Wayne, it's much worse than what you are reporting if the information coming from various sources about what Netflix is damanding are correct. For, example, there will be virtually no targeting capabilities in the sense that most marketers interpret the term. Also, most of the commercials will run in proximity to shows of Netflix's choosing with buyers having no say about what program content their ads are placed next to.And the real premium content may exclude ads entirely. Adding to the growing list of issues, it appears that most of the commercials will not be in in-show breks---which gives them a better chance to be seen--- but in pre- and post roll spots. Finally, Netflix has been insisting that it will take only firm 12-month buys, limited to $20 million per buyer ( brand? ). As for the "audience" data that Netflix will supply, all it can be is set usage info as there is no way to determine who, if anybody, is watching any of the commercials. Needless to say the time buyers at the big "Madison Avenue" media shops are less than thrilled with what they are hearing from Netflix so far.
When you're in the catbird seat, you charge whatever you please. Otherwise you might race to the bottom.
Douglas, if Netflix was still sitting in the proverbial catbird seat---as was the case three or four years ago---it wouldn't be offering an ad-supported service at all.
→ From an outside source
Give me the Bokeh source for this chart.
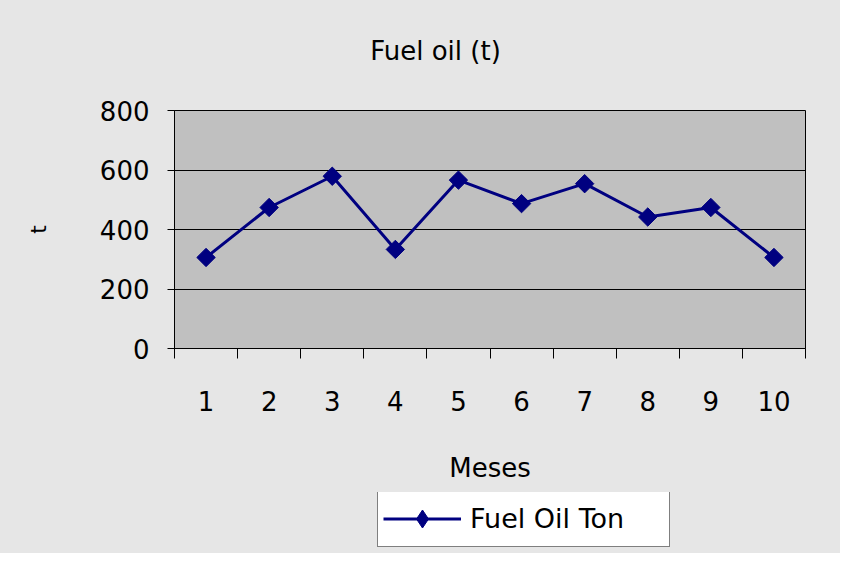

As one who used to run ABC-TV Daytime Sales Proposals, I can testify that you can charge anything you want... and buyers can decide to go elsewhere. And after the market moves and you are stuck with unsaleable merchandise and no one to buy it, you will be fired. In the end, it is, if you'll pardon the expression, a market.
Hubris of the highest degree.
Hubris is a good word for it, John, but I would go for arrogance, myself, coupled with a vast ignorance about how TV ad time is planned, sold and bought.
Am I really that surprised about the CPM? No. This is their baseline they want to charge for the time being. I do expect CPMs to be more compettitve once we see subscriber bumps. Until then, there will be a watchful eye on the platform's continued development.